Aim:
Print each line exactly as it is given.

Raw data:
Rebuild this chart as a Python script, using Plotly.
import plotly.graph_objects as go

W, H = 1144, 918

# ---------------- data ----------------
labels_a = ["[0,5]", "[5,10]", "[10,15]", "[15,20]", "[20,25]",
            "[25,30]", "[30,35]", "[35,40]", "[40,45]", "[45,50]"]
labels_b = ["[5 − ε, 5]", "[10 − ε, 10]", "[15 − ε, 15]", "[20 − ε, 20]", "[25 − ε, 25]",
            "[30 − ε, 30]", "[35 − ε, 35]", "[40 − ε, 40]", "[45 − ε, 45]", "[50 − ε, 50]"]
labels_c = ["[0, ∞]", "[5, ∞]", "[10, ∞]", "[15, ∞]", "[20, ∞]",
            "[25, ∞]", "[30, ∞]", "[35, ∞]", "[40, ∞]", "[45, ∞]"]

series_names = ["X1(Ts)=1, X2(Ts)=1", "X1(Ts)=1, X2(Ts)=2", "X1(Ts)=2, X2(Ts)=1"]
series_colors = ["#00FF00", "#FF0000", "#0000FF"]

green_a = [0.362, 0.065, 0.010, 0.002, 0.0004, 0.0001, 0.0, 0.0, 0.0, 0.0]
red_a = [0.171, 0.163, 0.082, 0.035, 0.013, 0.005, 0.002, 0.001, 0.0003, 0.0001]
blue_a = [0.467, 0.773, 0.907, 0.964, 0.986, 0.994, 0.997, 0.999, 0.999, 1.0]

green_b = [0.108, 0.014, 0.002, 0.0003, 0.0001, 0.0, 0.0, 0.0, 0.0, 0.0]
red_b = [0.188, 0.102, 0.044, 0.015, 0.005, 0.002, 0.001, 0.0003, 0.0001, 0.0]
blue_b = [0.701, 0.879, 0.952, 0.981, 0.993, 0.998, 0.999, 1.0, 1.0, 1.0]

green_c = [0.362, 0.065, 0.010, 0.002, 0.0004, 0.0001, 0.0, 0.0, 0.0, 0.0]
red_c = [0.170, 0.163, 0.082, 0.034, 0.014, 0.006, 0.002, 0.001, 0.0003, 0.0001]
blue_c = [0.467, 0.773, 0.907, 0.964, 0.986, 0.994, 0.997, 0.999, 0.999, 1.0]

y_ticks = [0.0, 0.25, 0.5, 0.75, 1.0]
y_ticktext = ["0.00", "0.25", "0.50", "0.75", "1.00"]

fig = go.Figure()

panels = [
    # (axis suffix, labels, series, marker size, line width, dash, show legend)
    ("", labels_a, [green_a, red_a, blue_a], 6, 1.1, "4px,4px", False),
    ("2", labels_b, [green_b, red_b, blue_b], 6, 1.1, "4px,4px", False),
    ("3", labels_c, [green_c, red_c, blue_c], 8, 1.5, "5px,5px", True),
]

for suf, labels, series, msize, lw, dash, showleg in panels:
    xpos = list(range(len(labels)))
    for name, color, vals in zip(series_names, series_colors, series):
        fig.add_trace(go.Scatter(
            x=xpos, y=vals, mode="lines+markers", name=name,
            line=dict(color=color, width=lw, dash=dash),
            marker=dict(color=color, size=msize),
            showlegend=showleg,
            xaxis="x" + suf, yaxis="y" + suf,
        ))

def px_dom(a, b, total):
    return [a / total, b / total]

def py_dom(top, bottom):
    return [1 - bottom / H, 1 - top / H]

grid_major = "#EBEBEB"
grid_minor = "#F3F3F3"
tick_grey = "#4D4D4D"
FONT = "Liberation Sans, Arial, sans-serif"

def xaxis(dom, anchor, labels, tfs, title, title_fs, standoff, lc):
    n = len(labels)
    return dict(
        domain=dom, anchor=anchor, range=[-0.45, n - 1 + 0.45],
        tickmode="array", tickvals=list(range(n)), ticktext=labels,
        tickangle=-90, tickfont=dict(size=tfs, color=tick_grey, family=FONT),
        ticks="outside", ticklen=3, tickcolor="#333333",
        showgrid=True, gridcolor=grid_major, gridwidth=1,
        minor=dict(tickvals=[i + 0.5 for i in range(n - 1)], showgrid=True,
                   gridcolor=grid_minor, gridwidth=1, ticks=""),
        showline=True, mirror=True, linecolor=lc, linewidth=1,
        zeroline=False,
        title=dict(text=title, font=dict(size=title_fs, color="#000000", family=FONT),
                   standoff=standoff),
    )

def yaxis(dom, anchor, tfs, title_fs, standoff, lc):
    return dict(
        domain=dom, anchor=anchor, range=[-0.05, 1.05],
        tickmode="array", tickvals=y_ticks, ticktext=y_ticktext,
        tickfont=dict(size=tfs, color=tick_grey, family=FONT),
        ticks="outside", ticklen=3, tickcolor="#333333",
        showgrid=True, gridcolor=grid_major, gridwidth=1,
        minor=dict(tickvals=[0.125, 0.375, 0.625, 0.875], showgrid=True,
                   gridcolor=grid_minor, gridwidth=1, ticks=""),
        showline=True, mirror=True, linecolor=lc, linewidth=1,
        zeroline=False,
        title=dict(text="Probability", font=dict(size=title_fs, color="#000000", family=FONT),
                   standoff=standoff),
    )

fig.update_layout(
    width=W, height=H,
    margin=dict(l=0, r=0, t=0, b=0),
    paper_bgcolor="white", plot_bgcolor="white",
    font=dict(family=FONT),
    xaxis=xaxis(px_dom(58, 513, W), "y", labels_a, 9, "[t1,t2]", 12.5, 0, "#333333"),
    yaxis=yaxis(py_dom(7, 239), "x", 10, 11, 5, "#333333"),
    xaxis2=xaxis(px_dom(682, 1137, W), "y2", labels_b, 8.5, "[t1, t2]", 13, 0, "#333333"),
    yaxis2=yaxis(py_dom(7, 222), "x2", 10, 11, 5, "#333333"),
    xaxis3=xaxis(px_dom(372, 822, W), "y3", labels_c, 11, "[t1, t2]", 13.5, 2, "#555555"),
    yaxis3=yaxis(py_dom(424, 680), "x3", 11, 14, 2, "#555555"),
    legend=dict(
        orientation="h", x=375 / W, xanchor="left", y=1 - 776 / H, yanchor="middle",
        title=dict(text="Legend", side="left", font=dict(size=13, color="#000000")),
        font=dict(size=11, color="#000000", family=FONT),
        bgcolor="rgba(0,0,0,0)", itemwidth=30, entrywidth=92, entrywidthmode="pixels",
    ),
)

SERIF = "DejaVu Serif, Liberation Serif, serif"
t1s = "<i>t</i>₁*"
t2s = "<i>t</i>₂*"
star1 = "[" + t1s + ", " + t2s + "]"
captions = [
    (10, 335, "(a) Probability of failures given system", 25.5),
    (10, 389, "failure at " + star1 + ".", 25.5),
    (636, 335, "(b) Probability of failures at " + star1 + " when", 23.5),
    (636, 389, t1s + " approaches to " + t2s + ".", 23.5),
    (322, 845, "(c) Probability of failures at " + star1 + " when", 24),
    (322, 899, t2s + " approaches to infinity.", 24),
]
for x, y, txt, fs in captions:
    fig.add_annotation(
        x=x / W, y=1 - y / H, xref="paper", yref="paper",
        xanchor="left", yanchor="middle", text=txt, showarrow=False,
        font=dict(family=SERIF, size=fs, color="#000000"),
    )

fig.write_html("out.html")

Answer to this problem:
Rebuild this chart as a Python script, using Plotly.
import plotly.graph_objects as go

W, H = 1144, 918

# ---------------- data ----------------
labels_a = ["[0,5]", "[5,10]", "[10,15]", "[15,20]", "[20,25]",
            "[25,30]", "[30,35]", "[35,40]", "[40,45]", "[45,50]"]
labels_b = ["[5 − ε, 5]", "[10 − ε, 10]", "[15 − ε, 15]", "[20 − ε, 20]", "[25 − ε, 25]",
            "[30 − ε, 30]", "[35 − ε, 35]", "[40 − ε, 40]", "[45 − ε, 45]", "[50 − ε, 50]"]
labels_c = ["[0, ∞]", "[5, ∞]", "[10, ∞]", "[15, ∞]", "[20, ∞]",
            "[25, ∞]", "[30, ∞]", "[35, ∞]", "[40, ∞]", "[45, ∞]"]

series_names = ["X1(Ts)=1, X2(Ts)=1", "X1(Ts)=1, X2(Ts)=2", "X1(Ts)=2, X2(Ts)=1"]
series_colors = ["#00FF00", "#FF0000", "#0000FF"]

green_a = [0.362, 0.065, 0.010, 0.002, 0.0004, 0.0001, 0.0, 0.0, 0.0, 0.0]
red_a = [0.171, 0.163, 0.082, 0.035, 0.013, 0.005, 0.002, 0.001, 0.0003, 0.0001]
blue_a = [0.467, 0.773, 0.907, 0.964, 0.986, 0.994, 0.997, 0.999, 0.999, 1.0]

green_b = [0.108, 0.014, 0.002, 0.0003, 0.0001, 0.0, 0.0, 0.0, 0.0, 0.0]
red_b = [0.188, 0.102, 0.044, 0.015, 0.005, 0.002, 0.001, 0.0003, 0.0001, 0.0]
blue_b = [0.701, 0.879, 0.952, 0.981, 0.993, 0.998, 0.999, 1.0, 1.0, 1.0]

green_c = [0.362, 0.065, 0.010, 0.002, 0.0004, 0.0001, 0.0, 0.0, 0.0, 0.0]
red_c = [0.170, 0.163, 0.082, 0.034, 0.014, 0.006, 0.002, 0.001, 0.0003, 0.0001]
blue_c = [0.467, 0.773, 0.907, 0.964, 0.986, 0.994, 0.997, 0.999, 0.999, 1.0]

y_ticks = [0.0, 0.25, 0.5, 0.75, 1.0]
y_ticktext = ["0.00", "0.25", "0.50", "0.75", "1.00"]

fig = go.Figure()

panels = [
    # (axis suffix, labels, series, marker size, line width, dash, show legend)
    ("", labels_a, [green_a, red_a, blue_a], 6, 1.1, "4px,4px", False),
    ("2", labels_b, [green_b, red_b, blue_b], 6, 1.1, "4px,4px", False),
    ("3", labels_c, [green_c, red_c, blue_c], 8, 1.5, "5px,5px", True),
]

for suf, labels, series, msize, lw, dash, showleg in panels:
    xpos = list(range(len(labels)))
    for name, color, vals in zip(series_names, series_colors, series):
        fig.add_trace(go.Scatter(
            x=xpos, y=vals, mode="lines+markers", name=name,
            line=dict(color=color, width=lw, dash=dash),
            marker=dict(color=color, size=msize),
            showlegend=showleg,
            xaxis="x" + suf, yaxis="y" + suf,
        ))

def px_dom(a, b, total):
    return [a / total, b / total]

def py_dom(top, bottom):
    return [1 - bottom / H, 1 - top / H]

grid_major = "#EBEBEB"
grid_minor = "#F3F3F3"
tick_grey = "#4D4D4D"
FONT = "Liberation Sans, Arial, sans-serif"

def xaxis(dom, anchor, labels, tfs, title, title_fs, standoff, lc):
    n = len(labels)
    return dict(
        domain=dom, anchor=anchor, range=[-0.45, n - 1 + 0.45],
        tickmode="array", tickvals=list(range(n)), ticktext=labels,
        tickangle=-90, tickfont=dict(size=tfs, color=tick_grey, family=FONT),
        ticks="outside", ticklen=3, tickcolor="#333333",
        showgrid=True, gridcolor=grid_major, gridwidth=1,
        minor=dict(tickvals=[i + 0.5 for i in range(n - 1)], showgrid=True,
                   gridcolor=grid_minor, gridwidth=1, ticks=""),
        showline=True, mirror=True, linecolor=lc, linewidth=1,
        zeroline=False,
        title=dict(text=title, font=dict(size=title_fs, color="#000000", family=FONT),
                   standoff=standoff),
    )

def yaxis(dom, anchor, tfs, title_fs, standoff, lc):
    return dict(
        domain=dom, anchor=anchor, range=[-0.05, 1.05],
        tickmode="array", tickvals=y_ticks, ticktext=y_ticktext,
        tickfont=dict(size=tfs, color=tick_grey, family=FONT),
        ticks="outside", ticklen=3, tickcolor="#333333",
        showgrid=True, gridcolor=grid_major, gridwidth=1,
        minor=dict(tickvals=[0.125, 0.375, 0.625, 0.875], showgrid=True,
                   gridcolor=grid_minor, gridwidth=1, ticks=""),
        showline=True, mirror=True, linecolor=lc, linewidth=1,
        zeroline=False,
        title=dict(text="Probability", font=dict(size=title_fs, color="#000000", family=FONT),
                   standoff=standoff),
    )

fig.update_layout(
    width=W, height=H,
    margin=dict(l=0, r=0, t=0, b=0),
    paper_bgcolor="white", plot_bgcolor="white",
    font=dict(family=FONT),
    xaxis=xaxis(px_dom(58, 513, W), "y", labels_a, 9, "[t1,t2]", 12.5, 0, "#333333"),
    yaxis=yaxis(py_dom(7, 239), "x", 10, 11, 5, "#333333"),
    xaxis2=xaxis(px_dom(682, 1137, W), "y2", labels_b, 8.5, "[t1, t2]", 13, 0, "#333333"),
    yaxis2=yaxis(py_dom(7, 222), "x2", 10, 11, 5, "#333333"),
    xaxis3=xaxis(px_dom(372, 822, W), "y3", labels_c, 11, "[t1, t2]", 13.5, 2, "#555555"),
    yaxis3=yaxis(py_dom(424, 680), "x3", 11, 14, 2, "#555555"),
    legend=dict(
        orientation="h", x=375 / W, xanchor="left", y=1 - 776 / H, yanchor="middle",
        title=dict(text="Legend", side="left", font=dict(size=13, color="#000000")),
        font=dict(size=11, color="#000000", family=FONT),
        bgcolor="rgba(0,0,0,0)", itemwidth=30, entrywidth=92, entrywidthmode="pixels",
    ),
)

SERIF = "DejaVu Serif, Liberation Serif, serif"
t1s = "<i>t</i>₁*"
t2s = "<i>t</i>₂*"
star1 = "[" + t1s + ", " + t2s + "]"
captions = [
    (10, 335, "(a) Probability of failures given system", 25.5),
    (10, 389, "failure at " + star1 + ".", 25.5),
    (636, 335, "(b) Probability of failures at " + star1 + " when", 23.5),
    (636, 389, t1s + " approaches to " + t2s + ".", 23.5),
    (322, 845, "(c) Probability of failures at " + star1 + " when", 24),
    (322, 899, t2s + " approaches to infinity.", 24),
]
for x, y, txt, fs in captions:
    fig.add_annotation(
        x=x / W, y=1 - y / H, xref="paper", yref="paper",
        xanchor="left", yanchor="middle", text=txt, showarrow=False,
        font=dict(family=SERIF, size=fs, color="#000000"),
    )

fig.write_html("out.html")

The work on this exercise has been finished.